* BEGIN *
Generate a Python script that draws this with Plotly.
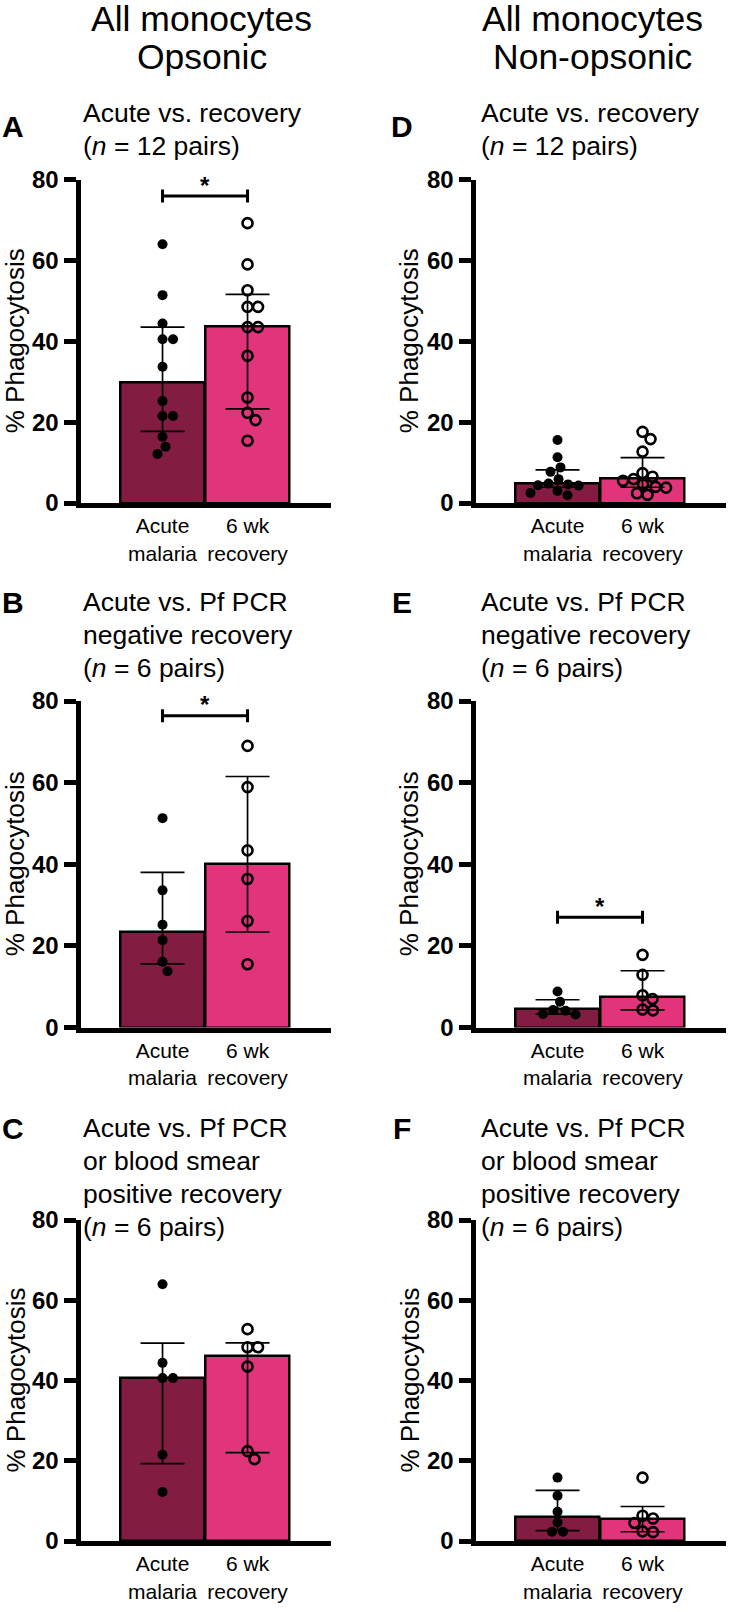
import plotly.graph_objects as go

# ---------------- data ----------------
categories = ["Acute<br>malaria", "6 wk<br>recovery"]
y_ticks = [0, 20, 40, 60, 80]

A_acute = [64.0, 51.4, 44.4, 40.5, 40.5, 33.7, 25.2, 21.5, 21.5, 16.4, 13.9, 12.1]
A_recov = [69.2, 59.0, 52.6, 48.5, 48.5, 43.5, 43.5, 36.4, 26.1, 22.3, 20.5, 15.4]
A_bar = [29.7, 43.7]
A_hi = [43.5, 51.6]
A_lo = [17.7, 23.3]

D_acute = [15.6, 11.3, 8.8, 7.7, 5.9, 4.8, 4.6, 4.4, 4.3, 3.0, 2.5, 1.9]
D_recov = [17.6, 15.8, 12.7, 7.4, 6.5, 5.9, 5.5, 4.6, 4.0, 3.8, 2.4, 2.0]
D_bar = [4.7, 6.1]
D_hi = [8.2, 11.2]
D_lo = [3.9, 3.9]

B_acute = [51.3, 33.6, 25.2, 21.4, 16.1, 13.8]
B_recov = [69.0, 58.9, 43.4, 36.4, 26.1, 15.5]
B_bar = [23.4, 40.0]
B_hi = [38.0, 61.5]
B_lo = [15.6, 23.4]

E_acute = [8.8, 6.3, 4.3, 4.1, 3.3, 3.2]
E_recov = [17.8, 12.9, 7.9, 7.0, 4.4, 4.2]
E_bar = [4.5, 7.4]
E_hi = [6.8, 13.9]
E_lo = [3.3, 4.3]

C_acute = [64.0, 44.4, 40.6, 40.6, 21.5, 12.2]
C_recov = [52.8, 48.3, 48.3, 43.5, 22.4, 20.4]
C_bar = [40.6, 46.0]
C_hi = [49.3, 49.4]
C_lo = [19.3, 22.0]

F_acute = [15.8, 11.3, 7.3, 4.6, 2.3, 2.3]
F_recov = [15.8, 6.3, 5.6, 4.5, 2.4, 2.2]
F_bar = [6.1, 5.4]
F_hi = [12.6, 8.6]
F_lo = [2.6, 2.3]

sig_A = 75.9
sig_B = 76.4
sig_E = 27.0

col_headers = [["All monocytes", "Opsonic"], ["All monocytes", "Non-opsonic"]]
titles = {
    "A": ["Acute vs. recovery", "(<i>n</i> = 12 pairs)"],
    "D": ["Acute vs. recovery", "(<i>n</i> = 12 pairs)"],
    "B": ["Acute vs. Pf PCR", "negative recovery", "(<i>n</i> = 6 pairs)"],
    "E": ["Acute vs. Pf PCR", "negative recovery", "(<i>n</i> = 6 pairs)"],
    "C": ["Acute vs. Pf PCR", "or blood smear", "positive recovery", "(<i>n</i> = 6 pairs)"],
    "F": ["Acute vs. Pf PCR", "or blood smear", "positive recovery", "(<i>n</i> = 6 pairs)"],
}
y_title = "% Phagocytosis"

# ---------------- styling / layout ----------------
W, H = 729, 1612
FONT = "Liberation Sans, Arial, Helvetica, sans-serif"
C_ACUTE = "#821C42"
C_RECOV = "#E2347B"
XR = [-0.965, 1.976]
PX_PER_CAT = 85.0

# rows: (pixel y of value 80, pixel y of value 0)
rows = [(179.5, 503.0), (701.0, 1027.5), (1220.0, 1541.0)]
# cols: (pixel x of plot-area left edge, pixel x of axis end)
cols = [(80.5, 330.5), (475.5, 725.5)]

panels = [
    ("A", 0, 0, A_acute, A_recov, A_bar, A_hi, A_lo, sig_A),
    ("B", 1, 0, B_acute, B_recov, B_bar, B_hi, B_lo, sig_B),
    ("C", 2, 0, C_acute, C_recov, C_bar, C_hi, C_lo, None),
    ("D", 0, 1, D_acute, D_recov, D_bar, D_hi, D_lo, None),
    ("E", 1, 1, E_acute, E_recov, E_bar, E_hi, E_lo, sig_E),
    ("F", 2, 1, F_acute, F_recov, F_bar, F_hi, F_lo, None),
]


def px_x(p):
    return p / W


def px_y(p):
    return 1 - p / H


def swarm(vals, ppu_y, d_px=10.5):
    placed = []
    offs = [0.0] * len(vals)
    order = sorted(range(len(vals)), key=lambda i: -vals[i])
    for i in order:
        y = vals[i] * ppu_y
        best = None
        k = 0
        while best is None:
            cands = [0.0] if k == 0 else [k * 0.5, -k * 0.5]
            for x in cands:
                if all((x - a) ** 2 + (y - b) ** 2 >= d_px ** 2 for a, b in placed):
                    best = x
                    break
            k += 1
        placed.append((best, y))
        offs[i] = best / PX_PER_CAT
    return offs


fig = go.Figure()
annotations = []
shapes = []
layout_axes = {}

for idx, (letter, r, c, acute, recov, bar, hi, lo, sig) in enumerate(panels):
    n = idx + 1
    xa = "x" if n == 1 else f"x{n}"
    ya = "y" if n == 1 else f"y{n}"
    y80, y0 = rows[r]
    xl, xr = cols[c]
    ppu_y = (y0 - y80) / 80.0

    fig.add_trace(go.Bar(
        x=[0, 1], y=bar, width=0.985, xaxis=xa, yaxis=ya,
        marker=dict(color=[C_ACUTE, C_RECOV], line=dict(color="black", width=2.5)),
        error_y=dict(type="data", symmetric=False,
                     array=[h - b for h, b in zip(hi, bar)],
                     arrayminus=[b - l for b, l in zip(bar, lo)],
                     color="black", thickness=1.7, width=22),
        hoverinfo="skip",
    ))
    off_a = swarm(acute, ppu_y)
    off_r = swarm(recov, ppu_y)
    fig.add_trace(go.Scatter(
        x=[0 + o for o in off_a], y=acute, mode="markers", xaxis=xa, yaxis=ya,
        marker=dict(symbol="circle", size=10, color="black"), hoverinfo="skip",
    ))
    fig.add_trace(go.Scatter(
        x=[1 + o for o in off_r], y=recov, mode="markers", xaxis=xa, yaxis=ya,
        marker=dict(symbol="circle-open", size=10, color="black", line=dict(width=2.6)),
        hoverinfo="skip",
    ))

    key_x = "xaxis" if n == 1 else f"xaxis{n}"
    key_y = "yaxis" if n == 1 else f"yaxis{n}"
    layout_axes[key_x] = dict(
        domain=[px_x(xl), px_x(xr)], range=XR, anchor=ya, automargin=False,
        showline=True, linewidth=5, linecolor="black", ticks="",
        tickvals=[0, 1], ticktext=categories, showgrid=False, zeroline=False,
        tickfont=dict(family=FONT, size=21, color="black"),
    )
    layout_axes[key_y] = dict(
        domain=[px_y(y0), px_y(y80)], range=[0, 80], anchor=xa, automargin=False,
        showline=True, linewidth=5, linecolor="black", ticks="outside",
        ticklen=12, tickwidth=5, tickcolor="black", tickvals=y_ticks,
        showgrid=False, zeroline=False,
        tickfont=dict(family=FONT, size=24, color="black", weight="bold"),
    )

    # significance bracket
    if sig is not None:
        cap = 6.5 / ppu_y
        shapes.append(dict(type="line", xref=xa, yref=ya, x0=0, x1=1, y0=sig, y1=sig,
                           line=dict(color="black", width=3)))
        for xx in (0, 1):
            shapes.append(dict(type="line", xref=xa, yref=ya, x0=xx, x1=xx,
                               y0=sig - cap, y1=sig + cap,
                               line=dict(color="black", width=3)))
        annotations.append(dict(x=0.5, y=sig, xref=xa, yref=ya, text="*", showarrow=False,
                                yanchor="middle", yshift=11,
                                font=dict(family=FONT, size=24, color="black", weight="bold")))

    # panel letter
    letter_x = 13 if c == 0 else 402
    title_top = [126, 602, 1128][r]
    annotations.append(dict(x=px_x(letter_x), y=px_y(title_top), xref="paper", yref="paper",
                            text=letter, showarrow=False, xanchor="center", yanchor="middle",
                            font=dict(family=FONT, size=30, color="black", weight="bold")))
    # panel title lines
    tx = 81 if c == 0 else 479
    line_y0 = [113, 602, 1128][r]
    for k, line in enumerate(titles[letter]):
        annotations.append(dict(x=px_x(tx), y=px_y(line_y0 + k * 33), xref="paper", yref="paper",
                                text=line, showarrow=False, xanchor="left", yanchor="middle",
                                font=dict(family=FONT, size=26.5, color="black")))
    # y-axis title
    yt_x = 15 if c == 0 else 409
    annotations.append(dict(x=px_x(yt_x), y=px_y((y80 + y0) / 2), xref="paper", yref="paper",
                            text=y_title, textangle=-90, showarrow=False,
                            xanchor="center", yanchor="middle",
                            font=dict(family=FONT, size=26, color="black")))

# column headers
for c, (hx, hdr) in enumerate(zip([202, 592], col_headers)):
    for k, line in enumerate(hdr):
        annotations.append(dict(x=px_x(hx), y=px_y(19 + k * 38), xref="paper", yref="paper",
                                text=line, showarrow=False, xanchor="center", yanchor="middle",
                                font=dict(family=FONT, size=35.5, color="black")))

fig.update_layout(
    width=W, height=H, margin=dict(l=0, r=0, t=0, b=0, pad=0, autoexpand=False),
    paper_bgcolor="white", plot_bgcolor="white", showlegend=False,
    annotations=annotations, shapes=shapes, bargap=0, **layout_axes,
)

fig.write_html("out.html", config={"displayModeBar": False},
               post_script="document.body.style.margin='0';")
* END *
STATED GOAL - Starting at the top of the listing above, please restate word for word each line up to and including the one that holds "C_lo = [19.3, 22.0]", omitting every image.

ANSWER TO THE EXERCISE -
Generate a Python script that draws this with Plotly.
import plotly.graph_objects as go

# ---------------- data ----------------
categories = ["Acute<br>malaria", "6 wk<br>recovery"]
y_ticks = [0, 20, 40, 60, 80]

A_acute = [64.0, 51.4, 44.4, 40.5, 40.5, 33.7, 25.2, 21.5, 21.5, 16.4, 13.9, 12.1]
A_recov = [69.2, 59.0, 52.6, 48.5, 48.5, 43.5, 43.5, 36.4, 26.1, 22.3, 20.5, 15.4]
A_bar = [29.7, 43.7]
A_hi = [43.5, 51.6]
A_lo = [17.7, 23.3]

D_acute = [15.6, 11.3, 8.8, 7.7, 5.9, 4.8, 4.6, 4.4, 4.3, 3.0, 2.5, 1.9]
D_recov = [17.6, 15.8, 12.7, 7.4, 6.5, 5.9, 5.5, 4.6, 4.0, 3.8, 2.4, 2.0]
D_bar = [4.7, 6.1]
D_hi = [8.2, 11.2]
D_lo = [3.9, 3.9]

B_acute = [51.3, 33.6, 25.2, 21.4, 16.1, 13.8]
B_recov = [69.0, 58.9, 43.4, 36.4, 26.1, 15.5]
B_bar = [23.4, 40.0]
B_hi = [38.0, 61.5]
B_lo = [15.6, 23.4]

E_acute = [8.8, 6.3, 4.3, 4.1, 3.3, 3.2]
E_recov = [17.8, 12.9, 7.9, 7.0, 4.4, 4.2]
E_bar = [4.5, 7.4]
E_hi = [6.8, 13.9]
E_lo = [3.3, 4.3]

C_acute = [64.0, 44.4, 40.6, 40.6, 21.5, 12.2]
C_recov = [52.8, 48.3, 48.3, 43.5, 22.4, 20.4]
C_bar = [40.6, 46.0]
C_hi = [49.3, 49.4]
C_lo = [19.3, 22.0]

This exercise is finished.